Today is an anniversary of sorts. It was ten years ago that I received the email that would forever change my life. Initially shocking and unbelievable, in time it changed my thoughts, my heart, my marital status, my geography and so much more. I had not thought about anything specific being tied t today’s date until I read my morning devotional.
It was Psalm 37, specifically verses 23-40 pertaining to God’s will. What an abstract thing that can be. But several thoughts occurred to me as I read the and pondered the words.
First, because of the events of September 16, 2003 and the months to follow, I can now say I know I am blessed to know God’s will. (most of the time) I can hear His words when I take the time to listen and ask. And I can reap the blessings that come with obeying His wishes for me. What an honor to be a child of the High and Holy King! I did not have that honor ten years ago.
Verse 24 appealed to me: “though he (I) fall, he (I) shall not be cast down, for the Lord upholds (me) with His hand (emphasis/modify mine) I am grateful for that mercy because I still continue to fall
Verses 34-39 spoke of waiting on the Lord, how the wicked who prosper now with pass away in time and the righteous will inherit the land, to be preserved forever, will know God’s mercy and be exalted. And I believe this will happen. I have no doubts. What struck me is how long this sometimes takes. So very long. In my case, ten years and still waiting on some of that to happen. Actually, longer than ten years.
But what is time to God? What is a span of ten years? Or longer? Nothing. A mere breath. A vapor of mist. Here for but a moment and gone.
But the lessons I have learned in those years are priceless. And necessary to achieve the blessings of verses 34-39.
If all our unfair trials and tribulations came and went within a period of hours or days, weeks even, we would never learn to wait on the Lord, listen for His word, have the faith to step out in obedience to His will. That all takes lots of time spent in the fiery furnace.

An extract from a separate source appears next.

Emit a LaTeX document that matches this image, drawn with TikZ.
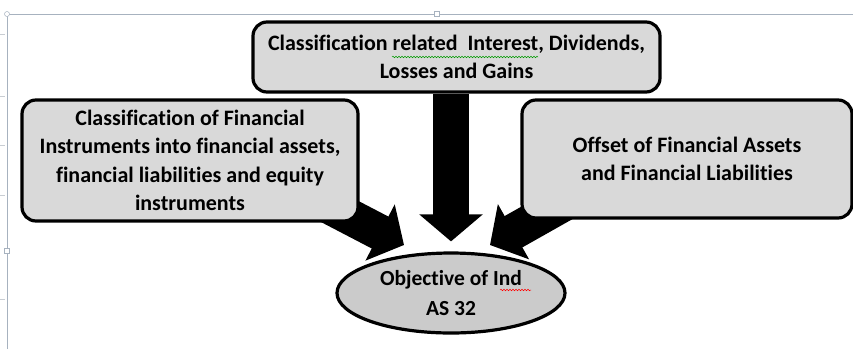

So while I don’t like the fact there are things in this world that take a long time to achieve, when I look back and see so much progress and positive growth mixed in with those stumbling steps where I sometimes fall, I have to pause and be grateful. I also have to admit to a few moments of plain old arms-crossed, balking disobedience as well, until the lesson is learned fully.
So on this anniversary, I am happy. I have the continual opportunity to change my ways, grow, learn and one day inherit a Holy Kingdom. What a special gift.